Moise Kean, il riscatto con il sorriso beffardo
Poi c’è Moise Kean, il pacco postale spedito dalla Juventus con tanto di “non ritirare” scritto sopra. A Firenze, però, l’hanno aperto lo stesso, e dentro ci hanno trovato un bomber che sembrava sparito dai radar. Sedici gol in campionato, numeri che zittiscono chi lo dava per finito e fanno arrossire chi lo scambiava per un eterno incompiuto. Kean segna, corre, lotta, e ogni tanto si concede un dribbling inutile che sembra un omaggio a un calcetto tra amici. Ma poi la butta dentro, e il Franchi esplode come se avesse segnato Batistuta. Da bidone a trascinatore, una parabola che sa di rivincita e che piace a una tifoseria abituata a coccolare i suoi eroi improbabili. Moise, che sogna di diventare a Firenze un fenomeno da copertina, è diventato il simbolo di una Viola che non molla. E tanto basta.
Ottavi, ma con un occhio alla classifica che conta
La realtà, quella dei numeri, dice ottavo posto. Non proprio un trono, ma nemmeno la cantina della Serie A. Sopra, le big si spartiscono i posti al sole, mentre la Fiorentina scruta il sesto o settimo posto come un turista guarda la Torre di Pisa: vicina, ma non abbastanza da toccarla. Due, tre punti da recuperare, forse di più se le rivali decidono di non inciampare. Palladino, con quel suo fare da “un passo alla volta”, sa che ogni partita è una battaglia, e la Viola non è certo famosa per vincere facile. Eppure, il calendario offre qualche spiraglio. Europa League? Conference? O addirittura Champions? La strada è in salita, ma non impossibile. E in una stagione dove le certezze sono poche, la Fiorentina si gode il lusso di crederci ancora.
Le big all’orizzonte: il momento della verità
Il calcio, però, non aspetta i sognatori. Domani sera a San Siro è subito la prova del nove contro una big –il Milan con il suo attacco da copertina – e per la Viola sarà l’occasione per tirare fuori gli artigli. Palladino prepara il match con la calma di chi sa che non ha nulla da perdere, ma tutto da dimostrare. Kean scalpita, mentre la difesa si affida alla sua esperienza e perché no, anche ad un pizzico di buona sorte. Una vittoria spingerebbe la Fiorentina più vicina al sogno europeo; una sconfitta, e si tornerebbe al solito copione del “peccato, ci abbiamo provato”. Non è una passeggiata, ma a Firenze sono abituati a soffrire. E se anche stavolta finisse con un bicchiere di rosso per consolarsi, nessuno si sorprenderebbe. Però, sotto sotto, ci credono.

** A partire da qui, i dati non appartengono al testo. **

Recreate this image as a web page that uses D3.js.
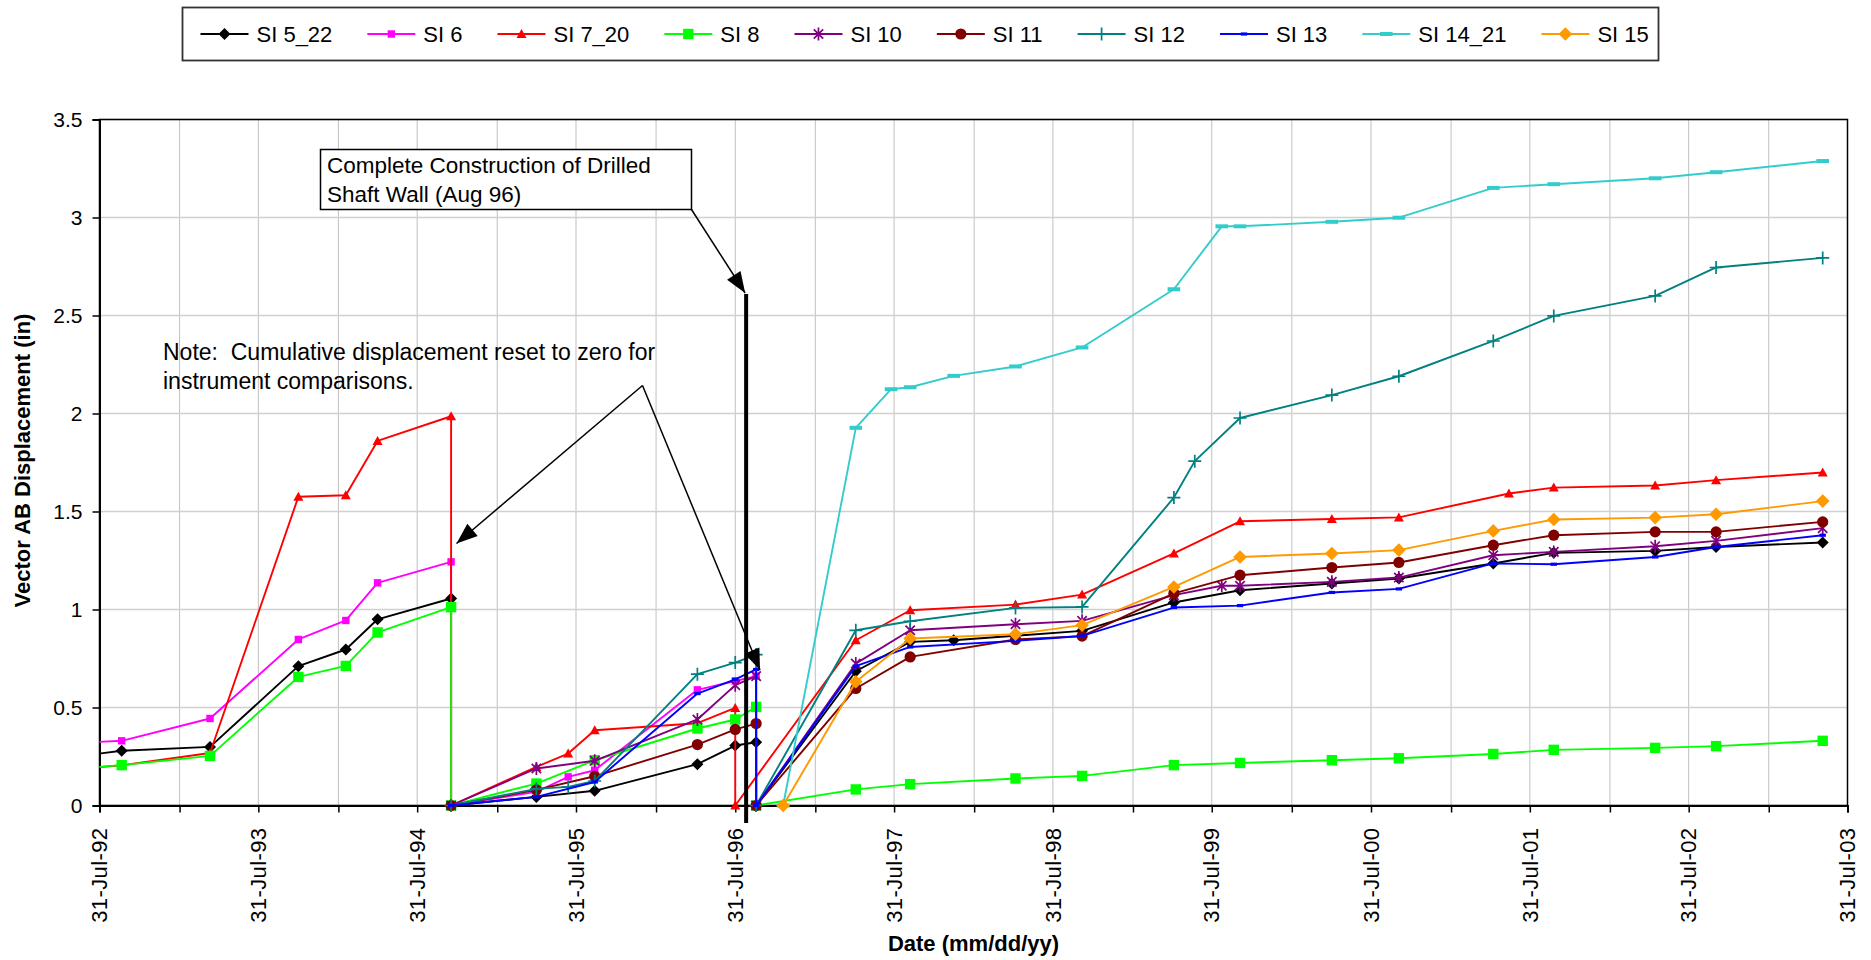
<!DOCTYPE html>
<html>
<head>
<meta charset="utf-8">
<script src="https://cdn.jsdelivr.net/npm/d3@7"></script>
<style>
  html, body { margin: 0; padding: 0; background: #fff; }
  svg { display: block; font-family: "Liberation Sans", Arial, sans-serif; }
</style>
</head>
<body>
<svg id="chart" width="1871" height="960"></svg>
<script>
// ---- Data: [date, vector AB displacement (in)] per inclinometer ----
const si5_22 = [["1992-05-01",0.24],["1992-09-20",0.279],["1993-04-11",0.299],["1993-10-31",0.711],["1994-02-17",0.796],["1994-05-01",0.950],["1994-10-17",1.056],["1994-10-17",0],["1995-05-01",0.044],["1995-09-12",0.075],["1996-05-05",0.211],["1996-07-31",0.306],["1996-09-17",0.323],["1996-09-17",0],["1997-05-04",0.685],["1997-09-06",0.835],["1997-12-15",0.843],["1998-10-06",0.891],["1999-05-05",1.036],["1999-10-04",1.098],["2000-05-02",1.133],["2000-10-03",1.158],["2001-05-08",1.235],["2001-09-24",1.289],["2002-05-15",1.299],["2002-10-02",1.319],["2003-06-04",1.342]];
const si6 = [["1992-05-01",0.316],["1992-09-20",0.330],["1993-04-11",0.444],["1993-10-31",0.847],["1994-02-17",0.944],["1994-05-01",1.136],["1994-10-17",1.243],["1994-10-17",0],["1995-05-01",0.070],["1995-07-13",0.146],["1995-09-12",0.180],["1996-05-05",0.590],["1996-07-31",0.635],["1996-09-17",0.660]];
const si7_20 = [["1992-05-01",0.18],["1992-09-20",0.205],["1993-04-11",0.268],["1993-10-31",1.575],["1994-02-17",1.583],["1994-05-01",1.860],["1994-10-17",1.986],["1994-10-17",0],["1995-05-01",0.197],["1995-07-13",0.265],["1995-09-12",0.384],["1996-05-05",0.420],["1996-07-31",0.498],["1996-07-31",0],["1997-05-04",0.843],["1997-09-06",0.996],["1998-05-06",1.025],["1998-10-06",1.076],["1999-05-05",1.286],["1999-10-04",1.450],["2000-05-02",1.462],["2000-10-03",1.470],["2001-06-13",1.592],["2001-09-24",1.622],["2002-05-15",1.633],["2002-10-02",1.660],["2003-06-04",1.699]];
const si8 = [["1992-05-01",0.182],["1992-09-20",0.206],["1993-04-11",0.253],["1993-10-31",0.656],["1994-02-17",0.712],["1994-05-01",0.883],["1994-10-17",1.012],["1994-10-17",0],["1995-05-01",0.112],["1995-09-12",0.231],["1996-05-05",0.393],["1996-07-31",0.439],["1996-09-17",0.503],["1996-09-17",0],["1997-05-04",0.082],["1997-09-06",0.109],["1998-05-06",0.138],["1998-10-06",0.151],["1999-05-05",0.206],["1999-10-04",0.217],["2000-05-02",0.231],["2000-10-03",0.241],["2001-05-08",0.263],["2001-09-24",0.284],["2002-05-15",0.294],["2002-10-02",0.303],["2003-06-04",0.330]];
const si10 = [["1994-10-17",0],["1995-05-01",0.189],["1995-09-12",0.228],["1996-05-05",0.439],["1996-07-31",0.614],["1996-09-17",0.660],["1996-09-17",0],["1997-05-04",0.724],["1997-09-06",0.894],["1998-05-06",0.925],["1998-10-06",0.942],["1999-05-05",1.073],["1999-08-23",1.121],["1999-10-04",1.121],["2000-05-02",1.141],["2000-10-03",1.163],["2001-05-08",1.277],["2001-09-24",1.294],["2002-05-15",1.323],["2002-10-02",1.350],["2003-06-04",1.415]];
const si11 = [["1994-10-17",0],["1995-05-01",0.080],["1995-09-12",0.149],["1996-05-05",0.311],["1996-07-31",0.388],["1996-09-17",0.418],["1996-09-17",0],["1997-05-04",0.597],["1997-09-06",0.758],["1998-05-06",0.847],["1998-10-06",0.864],["1999-05-05",1.082],["1999-10-04",1.175],["2000-05-02",1.214],["2000-10-03",1.240],["2001-05-08",1.328],["2001-09-24",1.379],["2002-05-15",1.396],["2002-10-02",1.396],["2003-06-04",1.447]];
const si12 = [["1994-10-17",0],["1995-05-01",0.085],["1995-07-13",0.095],["1995-09-12",0.125],["1996-05-05",0.670],["1996-07-31",0.729],["1996-09-17",0.770],["1996-09-17",0],["1997-05-04",0.894],["1997-09-06",0.940],["1998-05-06",1.008],["1998-10-06",1.013],["1999-05-05",1.571],["1999-06-22",1.757],["1999-10-04",1.977],["2000-05-02",2.094],["2000-10-03",2.190],["2001-05-08",2.370],["2001-09-24",2.498],["2002-05-15",2.600],["2002-10-02",2.745],["2003-06-04",2.794]];
const si13 = [["1994-10-17",0],["1995-05-01",0.044],["1995-09-12",0.120],["1996-05-05",0.571],["1996-07-31",0.644],["1996-09-17",0.694],["1996-09-17",0],["1997-05-04",0.711],["1997-09-06",0.809],["1998-05-06",0.840],["1998-10-06",0.865],["1999-05-05",1.010],["1999-10-04",1.020],["2000-05-02",1.087],["2000-10-03",1.105],["2001-05-08",1.235],["2001-09-24",1.231],["2002-05-15",1.268],["2002-10-02",1.319],["2003-06-04",1.379]];
const si14_21 = [["1996-11-18",0],["1997-05-04",1.927],["1997-07-24",2.124],["1997-09-06",2.134],["1997-12-15",2.192],["1998-05-06",2.240],["1998-10-06",2.337],["1999-05-05",2.634],["1999-08-23",2.955],["1999-10-04",2.955],["2000-05-02",2.978],["2000-10-03",2.999],["2001-05-08",3.151],["2001-09-24",3.170],["2002-05-15",3.200],["2002-10-02",3.231],["2003-06-04",3.288]];
const si15 = [["1996-11-18",0],["1997-05-04",0.631],["1997-09-06",0.852],["1998-05-06",0.874],["1998-10-06",0.920],["1999-05-05",1.115],["1999-10-04",1.268],["2000-05-02",1.286],["2000-10-03",1.303],["2001-05-08",1.401],["2001-09-24",1.459],["2002-05-15",1.469],["2002-10-02",1.486],["2003-06-04",1.553]];

const seriesNames = ["SI 5_22","SI 6","SI 7_20","SI 8","SI 10","SI 11","SI 12","SI 13","SI 14_21","SI 15"];
const seriesValues = [si5_22, si6, si7_20, si8, si10, si11, si12, si13, si14_21, si15];
const yTickValues = [0, 0.5, 1, 1.5, 2, 2.5, 3, 3.5];
const xLabelYears = [1992,1993,1994,1995,1996,1997,1998,1999,2000,2001,2002,2003];
const wallCompleteDate = "1996-08-25";

// ---- Styles ----
const seriesColors  = ["#000000","#FF00FF","#FF0000","#00FF00","#800080","#800000","#008080","#0000FF","#33CCCC","#FF9900"];
const seriesMarkers = ["diamond","square","triangle","square","star","circle","plus","dash","dash","diamond"];
const markerSizes   = [6, 3.7, 5, 5.2, 6.5, 5.6, 6.5, [3.2,1.6], [6.3,2], 6.8];

const svg = d3.select("#chart");
const parse = d3.utcParse("%Y-%m-%d");
const plot = { left: 99.5, right: 1847.5, top: 119.5, bottom: 805.5 };

const x = d3.scaleUtc()
  .domain([parse("1992-07-31"), parse("2003-07-31")])
  .range([plot.left, plot.right]);
const y = d3.scaleLinear().domain([0, 3.5]).range([plot.bottom, plot.top]);

// Half-year grid / tick dates (31 Jan and 31 Jul)
const gridDates = [];
xLabelYears.forEach(yr => {
  [`${yr}-01-31`, `${yr}-07-31`].forEach(s => {
    const d = parse(s);
    if (d >= x.domain()[0] && d <= x.domain()[1]) gridDates.push(d);
  });
});
const labelDates = xLabelYears.map(yr => parse(`${yr}-07-31`));

// Gridlines
const grid = svg.append("g");
grid.selectAll("line.v").data(gridDates).join("line")
  .attr("x1", d => x(d)).attr("x2", d => x(d))
  .attr("y1", plot.top).attr("y2", plot.bottom)
  .attr("stroke", "#c0c0c0").attr("stroke-width", 1);
grid.selectAll("line.h").data(yTickValues).join("line")
  .attr("x1", plot.left).attr("x2", plot.right)
  .attr("y1", d => y(d)).attr("y2", d => y(d))
  .attr("stroke", "#d0d0d0").attr("stroke-width", 1.5);

// Plot frame
svg.append("rect")
  .attr("x", plot.left).attr("y", plot.top)
  .attr("width", plot.right - plot.left).attr("height", plot.bottom - plot.top)
  .attr("fill", "none").attr("stroke", "#000").attr("stroke-width", 1.5);

// Y axis
const yAxis = svg.append("g")
  .attr("transform", `translate(${plot.left},0)`)
  .call(d3.axisLeft(y).tickValues(yTickValues).tickSize(7).tickPadding(10).tickFormat(d3.format("")));
yAxis.select(".domain").attr("stroke-width", 2);
yAxis.selectAll(".tick line").attr("stroke-width", 1.5);
yAxis.selectAll("text").attr("font-size", 21).attr("font-family", "Liberation Sans, Arial, sans-serif").attr("fill", "#000");

// X axis: ticks every half year, labels every July
const xAxis = svg.append("g")
  .attr("transform", `translate(0,${plot.bottom})`)
  .call(d3.axisBottom(x).tickValues(gridDates).tickSize(7).tickFormat(""));
xAxis.select(".domain").attr("stroke-width", 2);
xAxis.selectAll(".tick line").attr("stroke-width", 1.5);

const fmt = d3.utcFormat("%d-%b-%y");
svg.append("g").selectAll("text").data(labelDates).join("text")
  .attr("transform", d => `translate(${x(d)},${plot.bottom + 22}) rotate(-90)`)
  .attr("text-anchor", "end").attr("dy", "0.35em")
  .attr("font-size", 22).attr("letter-spacing", 0.4)
  .text(d => fmt(d));

// Axis titles
svg.append("text")
  .attr("transform", `translate(30,${(plot.top + plot.bottom) / 2 - 2}) rotate(-90)`)
  .attr("text-anchor", "middle").attr("font-size", 22).attr("font-weight", "bold")
  .text("Vector AB Displacement (in)");
svg.append("text")
  .attr("x", (plot.left + plot.right) / 2).attr("y", 951)
  .attr("text-anchor", "middle").attr("font-size", 22).attr("font-weight", "bold")
  .text("Date (mm/dd/yy)");

// Marker shapes
function markerPath(type, r) {
  switch (type) {
    case "diamond": return `M0,${-r}L${r},0L0,${r}L${-r},0Z`;
    case "square": return `M${-r},${-r}H${r}V${r}H${-r}Z`;
    case "triangle": return `M0,${-r}L${r},${r * 0.8}L${-r},${r * 0.8}Z`;
    case "star": { const a = r * 0.72; return `M0,${-r}V${r}M${-a},${-a}L${a},${a}M${-a},${a}L${a},${-a}`; }
    case "circle": return d3.symbol(d3.symbolCircle, Math.PI * r * r)();
    case "plus": return `M${-r},0H${r}M0,${-r}V${r}`;
    case "dash": return `M${-r[0]},${-r[1]}H${r[0]}V${r[1]}H${-r[0]}Z`;
  }
}
const strokeOnly = t => t === "star" || t === "plus";
function styleMarker(sel, i) {
  const t = seriesMarkers[i];
  sel.attr("d", markerPath(t, markerSizes[i]))
    .attr("fill", strokeOnly(t) ? "none" : seriesColors[i])
    .attr("stroke", strokeOnly(t) ? seriesColors[i] : "none")
    .attr("stroke-width", strokeOnly(t) ? 1.7 : 0);
}

// Series
svg.append("defs").append("clipPath").attr("id", "plotClip")
  .append("rect").attr("x", plot.left).attr("y", 0)
  .attr("width", plot.right - plot.left).attr("height", 960);

const line = d3.line().x(d => x(d.date)).y(d => y(d.value));
const seriesLayer = svg.append("g");
seriesValues.forEach((vals, i) => {
  const pts = vals.map(([d, v]) => ({ date: parse(d), value: v }));
  const g = seriesLayer.append("g");
  g.append("path").datum(pts)
    .attr("clip-path", "url(#plotClip)")
    .attr("d", line).attr("fill", "none")
    .attr("stroke", seriesColors[i]).attr("stroke-width", 1.9)
    .attr("stroke-linejoin", "round");
  g.selectAll("path.m").data(pts.filter(p => p.date >= x.domain()[0])).join("path")
    .attr("class", "m")
    .attr("transform", p => `translate(${x(p.date)},${y(p.value)})`)
    .call(sel => styleMarker(sel, i));
});

// Annotations
const defs = svg.select("defs");
defs.append("marker").attr("id", "arrowHead")
  .attr("viewBox", "-22 -9 24 18").attr("refX", 0).attr("refY", 0)
  .attr("markerUnits", "userSpaceOnUse").attr("markerWidth", 24).attr("markerHeight", 18)
  .attr("orient", "auto")
  .append("path").attr("d", "M0,0L-21,-8L-21,8Z").attr("fill", "#000");

const ann = svg.append("g");
// Construction milestone
const wallX = x(parse(wallCompleteDate));
ann.append("line")
  .attr("x1", wallX).attr("x2", wallX).attr("y1", 294).attr("y2", 823)
  .attr("stroke", "#000").attr("stroke-width", 4);
ann.append("rect").attr("x", 320.5).attr("y", 149.5).attr("width", 371).attr("height", 60)
  .attr("fill", "#fff").attr("stroke", "#000").attr("stroke-width", 1.5);
const boxText = ann.append("text").attr("font-size", 22.5);
boxText.append("tspan").attr("x", 327).attr("y", 172.5).text("Complete Construction of Drilled");
boxText.append("tspan").attr("x", 327).attr("y", 202).text("Shaft Wall (Aug 96)");
ann.append("line")
  .attr("x1", 691.5).attr("y1", 209.5).attr("x2", wallX - 1).attr("y2", 293)
  .attr("stroke", "#000").attr("stroke-width", 1.5).attr("marker-end", "url(#arrowHead)");

// Reset note
const noteText = ann.append("text").attr("font-size", 23).attr("xml:space", "preserve");
noteText.append("tspan").attr("x", 163).attr("y", 360).text("Note:  Cumulative displacement reset to zero for");
noteText.append("tspan").attr("x", 163).attr("y", 389).text("instrument comparisons.");
const apex = [642.5, 385.5];
ann.append("line").attr("x1", apex[0]).attr("y1", apex[1]).attr("x2", 456.5).attr("y2", 543.5)
  .attr("stroke", "#000").attr("stroke-width", 1.5).attr("marker-end", "url(#arrowHead)");
ann.append("line").attr("x1", apex[0]).attr("y1", apex[1]).attr("x2", 760).attr("y2", 670)
  .attr("stroke", "#000").attr("stroke-width", 1.5).attr("marker-end", "url(#arrowHead)");

// Legend
const legend = svg.append("g");
legend.append("rect").attr("x", 182.5).attr("y", 7.5).attr("width", 1476).attr("height", 53)
  .attr("fill", "#fff").attr("stroke", "#333").attr("stroke-width", 1.8);
let lx = 200.5;
seriesNames.forEach((name, i) => {
  const g = legend.append("g").attr("transform", `translate(${lx},34)`);
  g.append("line").attr("x1", 0).attr("x2", 48).attr("y1", 0).attr("y2", 0)
    .attr("stroke", seriesColors[i]).attr("stroke-width", 1.9);
  g.append("path").attr("transform", "translate(24,0)").call(sel => styleMarker(sel, i));
  const t = g.append("text").attr("x", 56).attr("y", 0).attr("dy", "0.35em")
    .attr("font-size", 22).text(name);
  lx += 56 + t.node().getComputedTextLength() + 35;
});
</script>
</body>
</html>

La Conference, il trofeo che sfugge come un’anguilla
E poi c’è il sogno vero, quello che fa brillare gli occhi ai tifosi viola: la Conference League. Due finali perse pesano come macigni, cicatrici che non si rimarginano con un paio di vittorie in campionato. Ma questa Fiorentina, con Palladino al timone e Kean in versione cecchino, sembra avere le carte per provarci ancora. Non è lo Scudetto, che a Firenze resta un miraggio da narrare ai nipoti, ma un trofeo europeo sarebbe il riscatto perfetto per una piazza che ha visto troppe lacrime e pochi sorrisi. La strada è ancora lunga,ma la Viola ci crede. Palladino guida, Kean segna, e i tifosi spingono. Se poi arrivasse davvero, quel trofeo, Firenze si fermerebbe. Ma guai a dirlo troppo forte: il destino, da queste parti, ha il vizio di ascoltare e poi ridere. Per ora, la Fiorentina ci prova, e in un calcio dove vincono sempre i soliti noti, già questo è un atto di ribellione. Se poi il lieto fine arriva, si brinda. Altrimenti, pazienza: a Firenze sanno che il calcio è un gioco crudele, ma non smettono di giocarlo.